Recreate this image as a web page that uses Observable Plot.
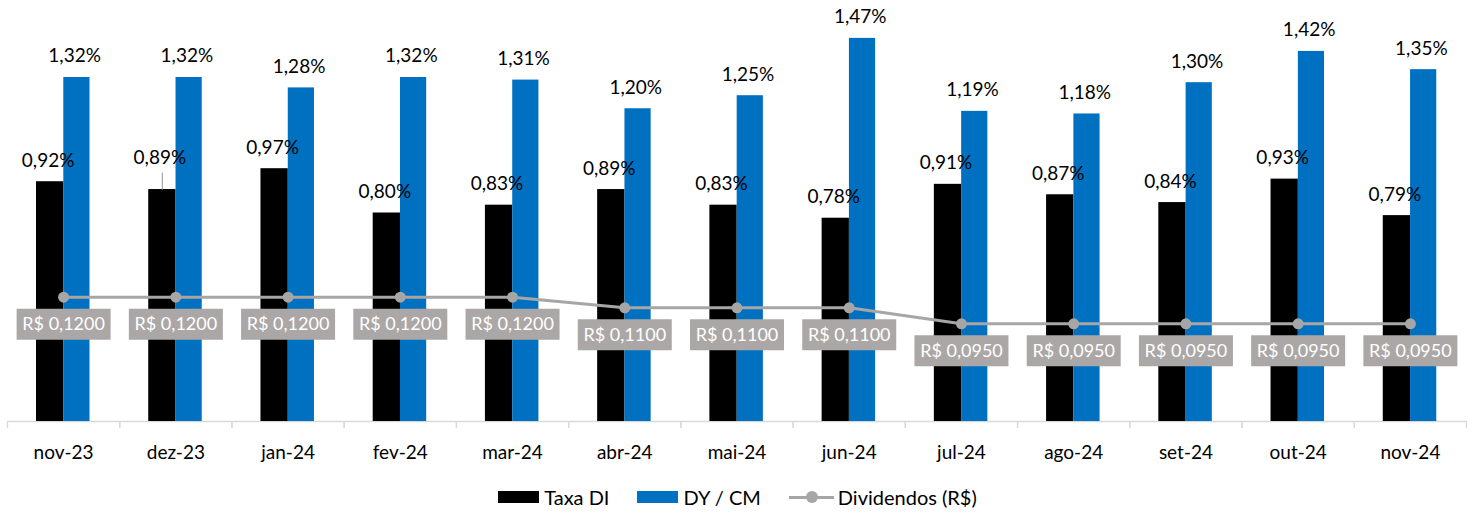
<!DOCTYPE html>
<html>
<head>
<meta charset="utf-8">
<script src="https://cdn.jsdelivr.net/npm/d3@7"></script>
<script src="https://cdn.jsdelivr.net/npm/@observablehq/plot@0.6"></script>
<style>
  html, body { margin: 0; padding: 0; background: #fff; }
  body { width: 1475px; height: 514px; position: relative; font-family: Lato, "Open Sans", sans-serif; overflow: hidden; }
  #legend { position: absolute; left: 0; top: 485px; width: 1475px; height: 24px; display: flex; justify-content: center; align-items: center; font-size: 20px; color: #000; }
  .item { display: flex; align-items: center; margin: 0 14px; }
  .sw { width: 41px; height: 12px; margin-right: 5px; }
  .ln { width: 45px; height: 12px; margin-right: 4px; position: relative; }
  .ln::before { content: ""; position: absolute; left: 0; right: 0; top: 5px; height: 3px; background: #A6A6A6; }
  .ln::after { content: ""; position: absolute; left: 17px; top: 0px; width: 12px; height: 12px; border-radius: 50%; background: #A6A6A6; }
</style>
</head>
<body>
<div id="chart"></div>
<div id="legend">
  <div class="item"><div class="sw" style="background:#000"></div>Taxa DI</div>
  <div class="item"><div class="sw" style="background:#0070C0"></div>DY / CM</div>
  <div class="item"><div class="ln"></div>Dividendos (R$)</div>
</div>
<script>
const months = ["nov-23","dez-23","jan-24","fev-24","mar-24","abr-24","mai-24","jun-24","jul-24","ago-24","set-24","out-24","nov-24"];
const taxaDI = [0.92,0.89,0.97,0.80,0.83,0.89,0.83,0.78,0.91,0.87,0.84,0.93,0.79];
const dyCM   = [1.32,1.32,1.28,1.32,1.31,1.20,1.25,1.47,1.19,1.18,1.30,1.42,1.35];
const dividendos = [0.12,0.12,0.12,0.12,0.12,0.11,0.11,0.11,0.095,0.095,0.095,0.095,0.095];

// primary axis (percent) and secondary axis (R$) domains
const yDomain = [0, 1.6];
const y2Domain = [0.0032, 0.395];
const toPrimary = v => (v - y2Domain[0]) / (y2Domain[1] - y2Domain[0]) * (yDomain[1] - yDomain[0]) + yDomain[0];

const pct = v => v.toFixed(2).replace(".", ",") + "%";
const brl = v => "R$ " + v.toFixed(4).replace(".", ",");

const data = months.map((m, i) => ({month: m, di: taxaDI[i], dy: dyCM[i], div: dividendos[i], y2: toPrimary(dividendos[i])}));

const W = 1475, bandStep = (1466 - 7) / 13;
const boxSymbol = {draw(ctx) { ctx.rect(-47, -15.5, 94, 31); }};
const leader = {draw(ctx) { ctx.moveTo(0, 0); ctx.lineTo(0, -17); }};

const chart = Plot.plot({
  width: W,
  height: 470,
  marginLeft: 7,
  marginRight: 9,
  marginTop: 4,
  marginBottom: 49,
  style: {fontFamily: "Lato, 'Open Sans', sans-serif", background: "#fff", overflow: "visible"},
  x: {domain: months, padding: 0, round: false, label: null},
  y: {domain: yDomain, axis: null},
  marks: [
    Plot.ruleY([0], {stroke: "#D9D9D9", strokeWidth: 1.3}),
    Plot.axisX({tickSize: 7, dx: -bandStep / 2, text: null, stroke: "#D9D9D9", strokeWidth: 1.3}),
    Plot.axisX({tickSize: 7, dx: bandStep / 2, text: null, stroke: "#D9D9D9", strokeWidth: 1.3}),
    Plot.axisX({tickSize: 0, tickPadding: 24, fontSize: 19, fill: "#000", label: null}),
    Plot.barY(data, {x: "month", y: "di", fill: "#000", insetLeft: 29, insetRight: bandStep - 56.3}),
    Plot.barY(data, {x: "month", y: "dy", fill: "#0070C0", insetLeft: 56.3, insetRight: bandStep - 82.5}),
    Plot.text(data.filter(d => d.month !== "dez-23"), {x: "month", y: "di", text: d => pct(d.di), dx: -15.5, dy: -15, lineAnchor: "bottom", fontSize: 19, fill: "#000"}),
    Plot.text(data.filter(d => d.month === "dez-23"), {x: "month", y: "di", text: d => pct(d.di), dx: -16, dy: -26, lineAnchor: "bottom", fontSize: 19, fill: "#000"}),
    Plot.dot(data.filter(d => d.month === "dez-23"), {x: "month", y: "di", symbol: leader, r: 1, stroke: "#A6A6A6", strokeWidth: 1.2, fill: "none", dx: -13.5}),
    Plot.text(data, {x: "month", y: "dy", text: d => pct(d.dy), dx: 11, dy: -15, lineAnchor: "bottom", fontSize: 19, fill: "#000"}),
    Plot.line(data, {x: "month", y: "y2", stroke: "#A6A6A6", strokeWidth: 3}),
    Plot.dot(data, {x: "month", y: "y2", r: 5.5, fill: "#A6A6A6"}),
    Plot.dot(data, {x: "month", y: "y2", symbol: boxSymbol, r: 1, fill: "#ABA7A6", dy: 27}),
    Plot.text(data, {x: "month", y: "y2", text: d => brl(d.div), dy: 27, fontSize: 18, fill: "#fff"})
  ]
});
document.getElementById("chart").appendChild(chart);
</script>
</body>
</html>
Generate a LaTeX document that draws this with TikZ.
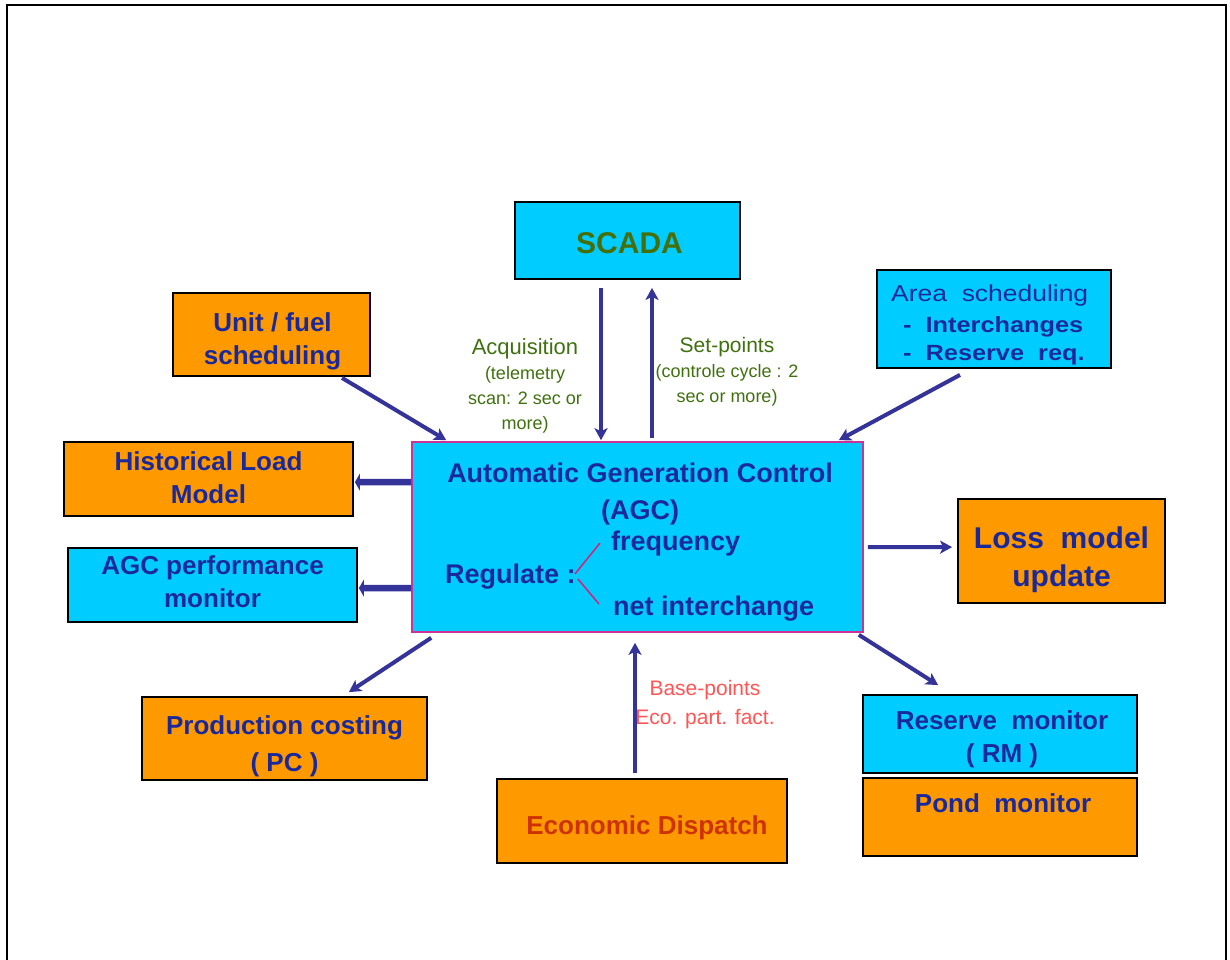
\documentclass[tikz,border=0pt]{standalone}
\usepackage{fontspec}
\setmainfont{Liberation Sans}
\newfontfamily\widefont[FakeStretch=1.15]{Liberation Sans}
\usetikzlibrary{arrows.meta,calc}

\definecolor{boxcyan}{RGB}{0,204,255}
\definecolor{boxorange}{RGB}{255,153,0}
\definecolor{txtblue}{RGB}{25,40,155}
\definecolor{arrblue}{RGB}{51,51,153}
\definecolor{lblgreen}{RGB}{64,112,16}
\definecolor{scadagreen}{RGB}{70,110,10}
\definecolor{lblred}{RGB}{255,85,85}
\definecolor{edred}{RGB}{204,51,0}
\definecolor{agcframe}{RGB}{204,51,153}
\definecolor{regpink}{RGB}{220,30,120}

\newcommand{\fsz}[2]{\fontsize{#1}{#2}\selectfont}

\begin{document}
\begin{tikzpicture}[x=1pt,y=-1pt,
  blk/.style={draw=black,line width=1.8pt,inner sep=0pt},
  cbox/.style={blk,fill=boxcyan},
  obox/.style={blk,fill=boxorange},
  txt/.style={inner sep=0pt,align=center},
  boxtxt/.style={txt,text=txtblue,font=\bfseries\fsz{26}{33}},
  arr/.style={draw=arrblue,line width=4pt,
    -{Stealth[length=12pt,width=13pt,inset=3pt]}},
  thickarr/.style={draw=arrblue,line width=6.5pt,
    -{Triangle[length=5pt,width=17pt]}},
  lbl/.style={txt,text=lblgreen,font=\fsz{18}{25}}
]
\useasboundingbox (0,0) rectangle (1230,959);
\fill[white] (0,0) rectangle (1230,959);

% page frame (open at the bottom)
\draw[line width=2pt,line cap=rect] (7,959) -- (7,5) -- (1226,5) -- (1226,959);

% boxes
\node[cbox,minimum width=225,minimum height=77] (scada) at (627.5,240.5) {};
\node[obox,minimum width=197,minimum height=83] (unit) at (271.5,334.5) {};
\node[cbox,minimum width=234,minimum height=98] (area) at (994,319) {};
\node[obox,minimum width=289,minimum height=74] (hist) at (208.5,479) {};
\node[cbox,minimum width=289,minimum height=74] (perf) at (212.5,585) {};
\node[draw=agcframe,fill=boxcyan,line width=1.6pt,minimum width=451,
  minimum height=190,inner sep=0pt] (agc) at (637.5,537) {};
\node[obox,minimum width=207,minimum height=104] (loss) at (1061.5,551) {};
\node[obox,minimum width=285,minimum height=83] (pc) at (284.5,738.5) {};
\node[obox,minimum width=290,minimum height=84] (ed) at (642,821) {};
\node[cbox,minimum width=274,minimum height=78] (rm) at (1000,734) {};
\node[obox,minimum width=274,minimum height=78] (pond) at (1000,817) {};

% box texts
\node[txt,text=scadagreen,font=\bfseries\fsz{30}{34}] (scadatxt)
  at ($(scada.center)+(2,3)$) {SCADA};
\node[boxtxt] (unittxt) at ($(unit.center)+(1,7)$) {Unit / fuel\\scheduling};
\node[boxtxt] (histtxt) at ($(hist.center)+(0,-1)$) {Historical Load\\Model};
\node[boxtxt] (perftxt) at ($(perf.center)+(0,-3)$) {AGC performance\\monitor};
\node[boxtxt,font=\bfseries\fsz{30}{38}] (losstxt) at ($(loss.center)+(0,8.5)$)
  {Loss~~model\\update};
\node[boxtxt,font=\bfseries\fsz{26}{37}] (pctxt) at ($(pc.center)+(0,8)$)
  {Production costing\\( PC )};
\node[boxtxt,text=edred] (edtxt) at ($(ed.center)+(5,7)$) {Economic Dispatch};
\node[boxtxt] (rmtxt) at ($(rm.center)+(2,5)$) {Reserve~~monitor\\( RM )};
\node[boxtxt] (pondtxt) at (1003,803) {Pond~~monitor};

% area scheduling lines
\node[txt,anchor=west,text=txtblue,font=\widefont\fsz{23}{26}] (area1)
  at (891,296) {Area~~scheduling};
\node[txt,anchor=west,text=txtblue,font=\widefont\bfseries\fsz{22}{26}] (area2)
  at (903,327) {-~~Interchanges};
\node[txt,anchor=west,text=txtblue,font=\widefont\bfseries\fsz{22}{26}] (area3)
  at (903,355) {-~~Reserve~~req.};

% texts inside the AGC box
\node[txt,text=txtblue,font=\bfseries\fsz{27}{37}] (agctitle) at (640,494)
  {Automatic Generation Control\\(AGC)};
\node[txt,anchor=west,text=txtblue,font=\bfseries\fsz{27}{34}] (regulate)
  at (445,577) {Regulate :};
\node[txt,anchor=west,text=txtblue,font=\bfseries\fsz{27}{34}] (freq)
  at (611,544) {frequency};
\node[txt,anchor=west,text=txtblue,font=\bfseries\fsz{27}{34}] (netint)
  at (613,609) {net interchange};
\draw[regpink,line width=1.5pt] ($(freq.west)+(-11,-1)$) -- ($(regulate.east)+(-1,-3)$);
\draw[regpink,line width=1.5pt] ($(regulate.east)+(2,2)$) -- ($(netint.west)+(-14,-5)$);

% labels on the SCADA and dispatch links
\node[lbl] (acq) at (525,386)
  {{\fsz{22}{25}Acquisition}\\(telemetry\\scan: 2 sec or\\more)};
\node[lbl] (setp) at (727,372)
  {{\fsz{21}{25}Set-points}\\(controle cycle : 2\\sec or more)};
\node[txt,text=lblred,font=\fsz{21}{29}] (basep) at (705,705)
  {Base-points\\Eco. part. fact.};

% connectors
\draw[arr] ($(scada.south)+(-26.5,8)$) -- ($(agc.north)+(-36.5,-1)$);
\draw[arr] ($(agc.north)+(14.5,-3)$) -- ($(scada.south)+(24.5,8)$);
\draw[arr] ($(unit.south)+(70.5,1)$) -- ($(agc.north west)+(35,-1)$);
\draw[arr] ($(area.south)+(-34,6)$) -- ($(agc.north east)+(-25,-1)$);
\draw[thickarr] ($(agc.north west)+(0,41)$) -- ($(hist.north east)+(1,41)$);
\draw[thickarr] ($(agc.north west)+(0,147)$) -- ($(perf.north east)+(1,41)$);
\draw[arr] ($(agc.north east)+(4,106)$) -- ($(loss.north west)+(-5,49)$);
\draw[arr] ($(agc.south west)+(20,5)$) -- ($(pc.north east)+(-79,-4)$);
\draw[arr] ($(agc.south east)+(-5,2)$) -- ($(rm.north west)+(76,-9)$);
\draw[arr] ($(ed.north)+(-7,-5)$) -- ($(agc.south)+(-2.5,10)$);
\end{tikzpicture}
\end{document}
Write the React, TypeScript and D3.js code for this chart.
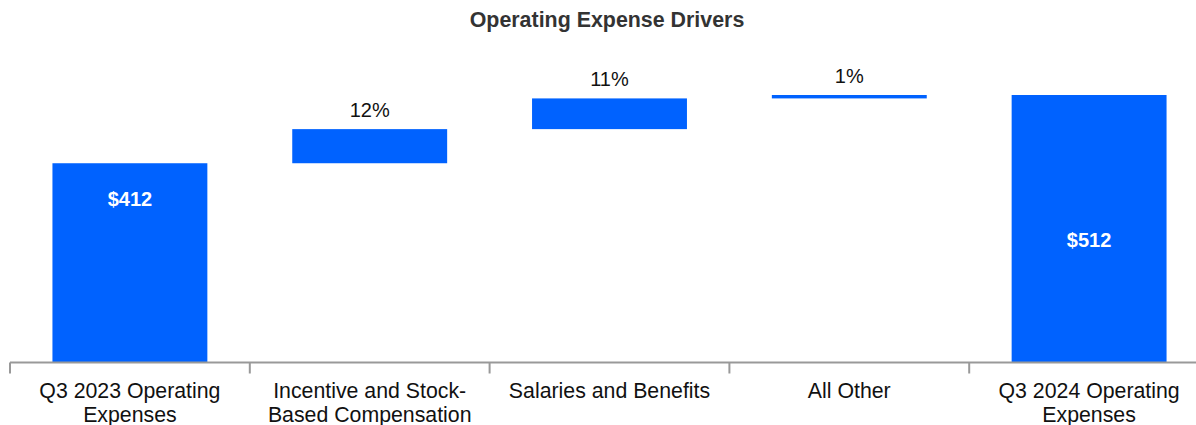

--------------------------------

**Problem to solve**
Using the listing above, list every line in which the string "that" occurs.

**Response to this task**
Recreate this image as a web page that uses Observable Plot.
Generate a LaTeX document that draws this with TikZ.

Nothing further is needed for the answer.